The difference is rooted in purpose. Whether it’s as grand as aligning your actions with your mission, or as straightforward as knowing what task you should be working on, a groove denotes purpose. Cut specifically for function or to deliver a result.


Ruts on the other hand, reek of drudgery, completely lacking intention. Ruts are worn not cut, and their edges form up around us, holding us in long after we’ve realized they don’t serve our needs and probably…never did.


Decisions define the edges


Grooves guide and serve your purpose and the edges are defined by your decisions. Grooves are not made easily and cutting them can take time, but they only come from deliberate decisions, made repeatedly.

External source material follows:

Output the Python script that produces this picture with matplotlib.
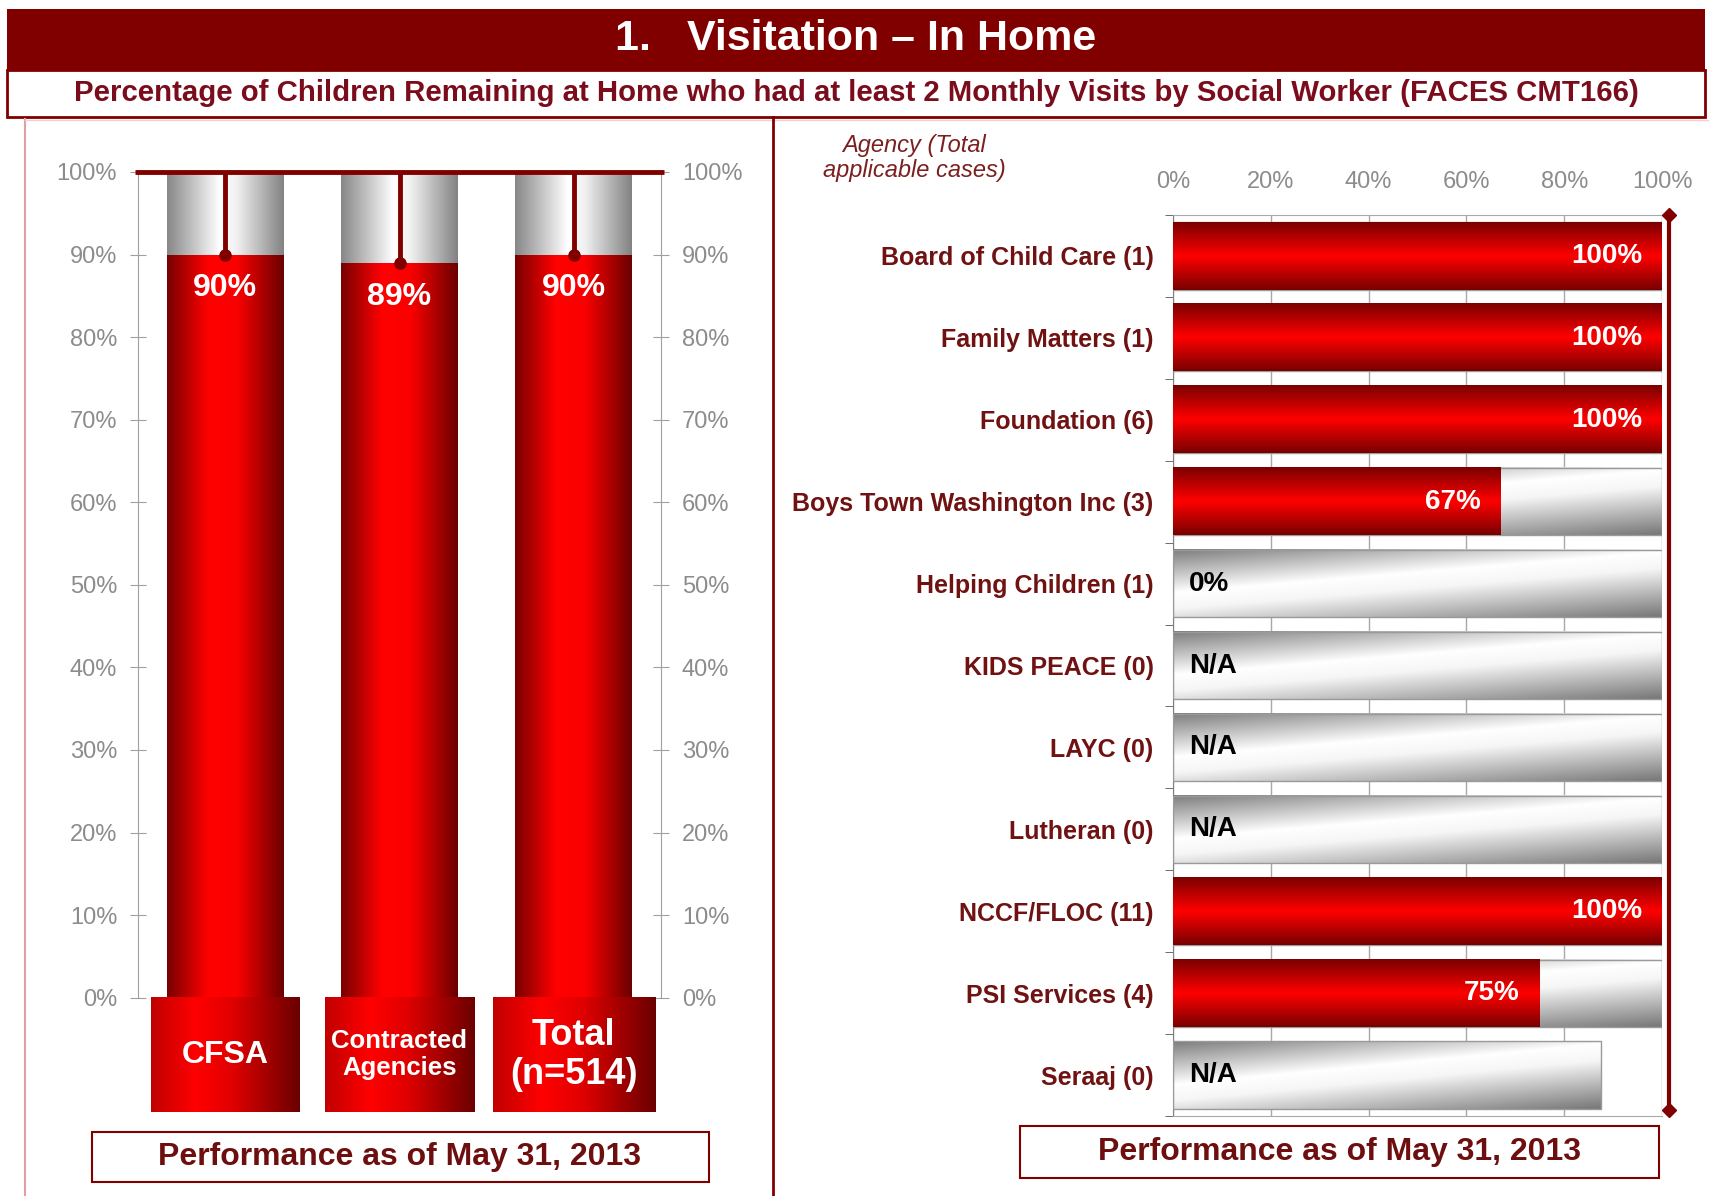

Getting into a writing groove might come from a decision to sit day after day, for an hour, without interruption, deciding to simply write. Sometimes the words will come easily, but nothing comes until you’ve decided to write. The groove isn’t cut in a day until one day, it is.


Some of the best tools we have available to achieve our goals are our decisions but the tools are not always easy to use. Purposeful decisions help us to define the edges and sooner or later, you’ll find your groove. Trust me when I say, it matters.


Here’s this week’s 5 for 5:


No Time to Think – by Kate Murphy (via the NYT via Farnam Street)


So what: I am completely guilty of this. Todd Henry the author of the Accidental Creative called it being addicted to the ping. A great article of the value of an idle mind. BTW, I want to go to a class on “Neural Self Hacking”!

Tags: Thinking


The Skills Leaders Need at Every Level – by Jack Zenger and Joseph Folkman – via HBR


So what: A fascinating article on leadership skills backed up by research. Just a quick thought #1 combined with #2 = TRUST!

Tags: Leadership


The 10 secrets to successful people’s calm – by Travis Bradberry – via Quartz


So what: Great tips on not only managing stress but also your perspective (see intro thoughts above). BTW, I fail at limiting caffeine.

Tags: Self-awareness


How to Become a Napping Expert – by Tess Lyle – via Lifehack


So what: Napping expert – where do I sign up? For those of us that aren’t getting enough sleep, there is a ton of research on how to nap, properly.

Tags: Infographic, Sleep


Single-task Your Way Through Your Day: How Focusing Unlocks Extreme Productivity – By Kevan Lee – via Buffer


So what: More and more data is rolling out on how focusing singularly on tasks enhances productivity. Why aren’t we doing it? What tips to you have that allow you to single-task?